EXERCISE REQUIREMENTS — Start at the line that has "Emit a Python" and stop at the line that has "plt.rcParams['mathtext.fontset'] = 'stix'". Print those lines and all lines between them exactly, and nothing more.

[Figure scripts]
☆ ☆ ☆ ☆ ☆

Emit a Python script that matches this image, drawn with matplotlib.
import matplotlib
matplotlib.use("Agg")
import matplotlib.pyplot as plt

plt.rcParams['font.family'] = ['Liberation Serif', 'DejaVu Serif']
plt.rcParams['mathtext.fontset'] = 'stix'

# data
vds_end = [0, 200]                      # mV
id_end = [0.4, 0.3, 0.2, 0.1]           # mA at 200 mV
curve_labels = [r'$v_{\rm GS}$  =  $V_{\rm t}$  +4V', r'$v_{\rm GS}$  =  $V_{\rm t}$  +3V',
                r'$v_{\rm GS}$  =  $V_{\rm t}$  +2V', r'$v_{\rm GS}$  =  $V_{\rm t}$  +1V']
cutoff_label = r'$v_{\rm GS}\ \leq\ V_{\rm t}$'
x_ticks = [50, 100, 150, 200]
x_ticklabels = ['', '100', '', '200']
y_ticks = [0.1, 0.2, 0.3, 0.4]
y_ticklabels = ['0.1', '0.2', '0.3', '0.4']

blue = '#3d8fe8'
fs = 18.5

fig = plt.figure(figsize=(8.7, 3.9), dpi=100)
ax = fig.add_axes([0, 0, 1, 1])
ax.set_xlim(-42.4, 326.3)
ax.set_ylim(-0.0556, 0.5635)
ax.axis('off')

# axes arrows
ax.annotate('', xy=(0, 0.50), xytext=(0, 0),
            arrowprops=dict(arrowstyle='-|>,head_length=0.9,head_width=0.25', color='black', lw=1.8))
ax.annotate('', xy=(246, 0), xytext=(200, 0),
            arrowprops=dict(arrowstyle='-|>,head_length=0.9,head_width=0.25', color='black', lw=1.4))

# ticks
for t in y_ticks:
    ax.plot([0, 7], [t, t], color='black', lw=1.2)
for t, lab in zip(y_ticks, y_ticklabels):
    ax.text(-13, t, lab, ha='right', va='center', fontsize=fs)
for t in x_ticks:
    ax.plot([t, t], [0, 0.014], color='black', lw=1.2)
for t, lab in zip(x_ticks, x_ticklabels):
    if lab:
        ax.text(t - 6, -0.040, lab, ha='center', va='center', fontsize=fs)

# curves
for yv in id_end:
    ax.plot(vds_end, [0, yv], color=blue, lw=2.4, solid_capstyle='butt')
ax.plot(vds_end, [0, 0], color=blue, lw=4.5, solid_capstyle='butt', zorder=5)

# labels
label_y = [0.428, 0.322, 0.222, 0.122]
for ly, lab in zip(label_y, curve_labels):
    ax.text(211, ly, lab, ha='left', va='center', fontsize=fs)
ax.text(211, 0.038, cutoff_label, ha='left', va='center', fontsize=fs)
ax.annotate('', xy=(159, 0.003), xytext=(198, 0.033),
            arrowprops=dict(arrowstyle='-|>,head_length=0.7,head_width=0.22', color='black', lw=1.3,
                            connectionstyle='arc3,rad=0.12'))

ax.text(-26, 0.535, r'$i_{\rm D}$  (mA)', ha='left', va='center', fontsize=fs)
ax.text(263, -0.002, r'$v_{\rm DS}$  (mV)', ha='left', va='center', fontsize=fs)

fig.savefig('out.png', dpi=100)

☆ ☆ ☆ ☆ ☆

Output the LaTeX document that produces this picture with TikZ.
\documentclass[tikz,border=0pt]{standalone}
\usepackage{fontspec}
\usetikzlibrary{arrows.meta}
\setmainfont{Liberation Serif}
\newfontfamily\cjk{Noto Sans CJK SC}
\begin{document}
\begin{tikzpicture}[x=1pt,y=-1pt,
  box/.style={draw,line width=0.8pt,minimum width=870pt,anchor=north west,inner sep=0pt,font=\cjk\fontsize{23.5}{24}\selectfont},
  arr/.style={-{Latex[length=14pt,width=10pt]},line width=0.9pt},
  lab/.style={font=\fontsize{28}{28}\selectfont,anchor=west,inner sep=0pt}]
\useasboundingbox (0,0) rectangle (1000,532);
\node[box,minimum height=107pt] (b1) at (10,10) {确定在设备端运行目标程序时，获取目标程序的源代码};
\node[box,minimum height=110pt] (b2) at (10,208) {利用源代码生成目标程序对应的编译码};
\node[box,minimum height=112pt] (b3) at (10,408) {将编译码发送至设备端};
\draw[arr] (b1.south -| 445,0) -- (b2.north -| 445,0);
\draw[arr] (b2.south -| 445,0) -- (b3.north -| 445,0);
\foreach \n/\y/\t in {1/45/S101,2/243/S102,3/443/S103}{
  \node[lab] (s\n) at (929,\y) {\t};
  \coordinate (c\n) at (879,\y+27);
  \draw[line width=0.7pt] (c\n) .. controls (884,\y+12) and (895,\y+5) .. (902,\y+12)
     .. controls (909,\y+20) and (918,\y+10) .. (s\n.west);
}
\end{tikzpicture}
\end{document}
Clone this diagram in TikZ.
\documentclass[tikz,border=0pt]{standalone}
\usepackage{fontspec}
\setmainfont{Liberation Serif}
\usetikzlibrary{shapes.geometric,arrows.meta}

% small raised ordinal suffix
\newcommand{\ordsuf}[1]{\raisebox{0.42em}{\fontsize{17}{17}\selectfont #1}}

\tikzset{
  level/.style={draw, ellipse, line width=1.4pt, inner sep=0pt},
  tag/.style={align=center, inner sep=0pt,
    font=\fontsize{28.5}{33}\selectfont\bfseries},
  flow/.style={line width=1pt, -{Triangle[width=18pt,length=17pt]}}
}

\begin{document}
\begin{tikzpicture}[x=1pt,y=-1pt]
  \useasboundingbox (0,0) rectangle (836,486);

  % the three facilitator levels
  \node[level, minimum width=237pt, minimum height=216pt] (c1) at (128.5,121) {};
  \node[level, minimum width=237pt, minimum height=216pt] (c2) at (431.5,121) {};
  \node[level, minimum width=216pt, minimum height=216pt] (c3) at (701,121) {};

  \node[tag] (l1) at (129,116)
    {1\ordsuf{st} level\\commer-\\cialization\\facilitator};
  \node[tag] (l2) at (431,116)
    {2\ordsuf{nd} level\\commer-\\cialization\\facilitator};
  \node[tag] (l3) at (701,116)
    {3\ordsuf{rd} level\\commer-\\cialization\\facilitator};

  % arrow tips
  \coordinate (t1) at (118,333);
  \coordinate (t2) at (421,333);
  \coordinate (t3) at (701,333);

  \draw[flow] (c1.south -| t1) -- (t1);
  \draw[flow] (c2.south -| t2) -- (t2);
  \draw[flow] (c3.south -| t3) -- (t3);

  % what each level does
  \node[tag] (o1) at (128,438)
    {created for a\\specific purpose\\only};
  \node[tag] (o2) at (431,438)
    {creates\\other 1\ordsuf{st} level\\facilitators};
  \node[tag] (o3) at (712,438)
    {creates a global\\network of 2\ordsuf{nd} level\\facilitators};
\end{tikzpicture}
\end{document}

☆ ☆ ☆ ☆ ☆

RESULT OF THE TASK —
Emit a Python script that matches this image, drawn with matplotlib.
import matplotlib
matplotlib.use("Agg")
import matplotlib.pyplot as plt

plt.rcParams['font.family'] = ['Liberation Serif', 'DejaVu Serif']
plt.rcParams['mathtext.fontset'] = 'stix'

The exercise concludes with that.